When we finish school we are expected to get a job. And what getting a job seems to mean is joining another institution. Superficially it's a lot like tertiary. You pick the companies you want to work for and apply to join them. If one likes you, you become a member of this new group. You get up in the morning and go to a new set of buildings, and do things that you do not, ordinarily, enjoy doing. There are a few differences: life is not as much fun, and you get paid, instead of paying, as you did in tertiary. But the similarities feel greater than the differences.
Suddenly in my early thirties I find myself wondering if this is all there is to life. Life seemed so much more fun in Tertiary. I’ve gone from visitor to a worker. It's possible to have fun in this new world, among other things; I now get to go behind the doors that say "authorized personnel only. But It’s a job not my life. It is what it is.
The big surprise about money, in this age of grotesque and growing economic inequality, may be its limits. At any rate, it’s not at all clear how the swelling heap of money controlled by the extremely rich is changing us, actually it does absolutely nothing for us.
Our assault on inequality in South Africa has to start with the change of our mind-set and education system. At this moment looking at the quality of education in public schools – it is clear that life is now officially unfair for some children in South Africa irrespective of their race.
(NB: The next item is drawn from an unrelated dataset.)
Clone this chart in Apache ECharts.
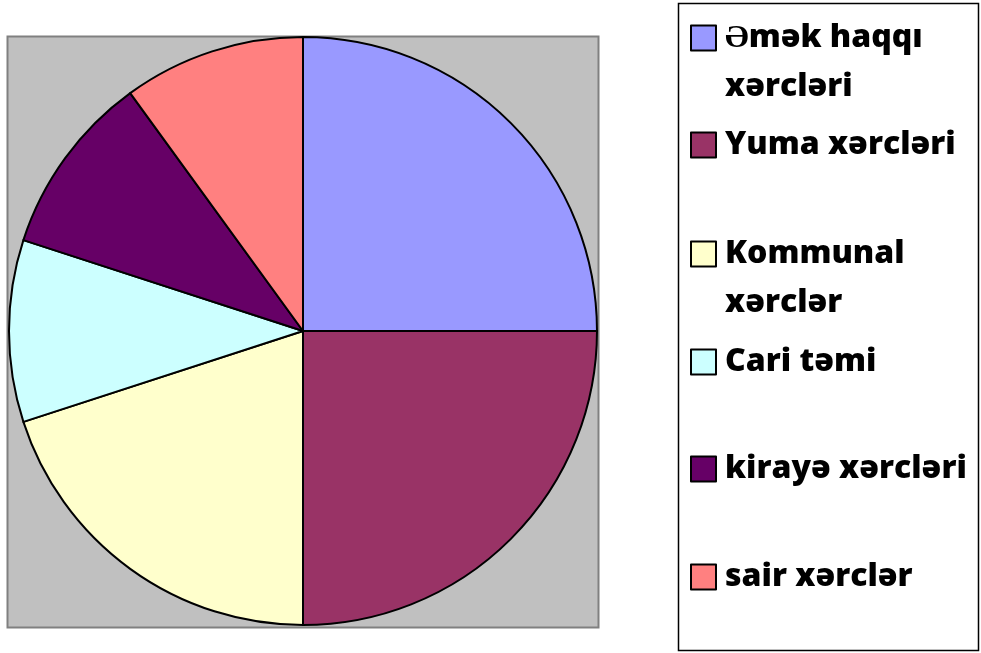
<!DOCTYPE html>
<html>
<head>
<meta charset="utf-8">
<script src="https://cdn.jsdelivr.net/npm/echarts@6/dist/echarts.min.js"></script>
<style>
html,body{margin:0;padding:0;background:#fff;}
#chart{width:981px;height:653px;}
</style>
</head>
<body>
<div id="chart"></div>
<script>
const categories = ["Əmək haqqı xərcləri", "Yuma xərcləri", "Kommunal xərclər", "Cari təmi", "kirayə xərcləri", "sair xərclər"];
const legendLabels = ["Əmək haqqı\nxərcləri", "Yuma xərcləri", "Kommunal\nxərclər", "Cari təmi", "kirayə xərcləri", "sair xərclər"];
const values = [25, 25, 20, 10, 10, 10];
const colors = ["#9999FF", "#993366", "#FFFFCC", "#CCFFFF", "#660066", "#FF8080"];

const iconCenters = [38, 145, 254, 362, 469, 577];
const LH = 49;

const chart = echarts.init(document.getElementById('chart'), null, {renderer: 'canvas'});

const legends = categories.map((name, i) => {
  const twoLine = legendLabels[i].indexOf('\n') >= 0;
  return {
    data: [name],
    orient: 'vertical',
    left: 690,
    top: twoLine ? iconCenters[i] - 1.5 * LH : iconCenters[i] - LH / 2,
    padding: 0,
    itemWidth: 25,
    itemHeight: 25,
    itemGap: 0,
    icon: 'rect',
    selectedMode: false,
    itemStyle: {borderColor: '#000', borderWidth: 2},
    formatter: () => twoLine ? ' \n' + legendLabels[i] : legendLabels[i],
    textStyle: {
      fontFamily: 'Open Sans',
      fontWeight: 800,
      fontSize: 32,
      color: '#000',
      lineHeight: LH,
      padding: [0, 0, 0, 4]
    }
  };
});

chart.setOption({
  animation: false,
  color: colors,
  graphic: [
    {type: 'rect', shape: {x: 7.5, y: 36.5, width: 591, height: 591}, style: {fill: '#C0C0C0', stroke: '#808080', lineWidth: 2}, z: -10},
    {type: 'rect', shape: {x: 678.5, y: 3.5, width: 300, height: 647}, style: {fill: '#fff', stroke: '#000', lineWidth: 1.5}, z: -10}
  ],
  legend: legends,
  series: [{
    type: 'pie',
    center: [303, 331],
    radius: 294,
    startAngle: 90,
    clockwise: true,
    label: {show: false},
    labelLine: {show: false},
    emphasis: {disabled: true},
    itemStyle: {borderColor: '#000', borderWidth: 2},
    data: categories.map((n, i) => ({name: n, value: values[i]}))
  }]
});
</script>
</body>
</html>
We need to cultivate an education system that prepares young people for much more than just a job. They must aspire to create and produce, then be empowered to grow.
The outrageous inequality between the haves and the have-nots is seldom outlined as a problem that the haves might privately help to resolve in fact the wealthy don’t want to change the world. The world as it is suits them nicely. Instead, it is a problem the have-nots must persuade their elected officials to do something about.
I believed for a while that if a few rich people had all the money, it left less for everyone else. There is obviously not a fixed pie and I wonder why anyone would think there was considering that the number of wealthy people has been rising. So while doing this job thing I’m passionately thinking of ways to accumulate wealth and disprove this pie fallacy. And by wealth I’m not just talking about money – I want the all-encompassing kind.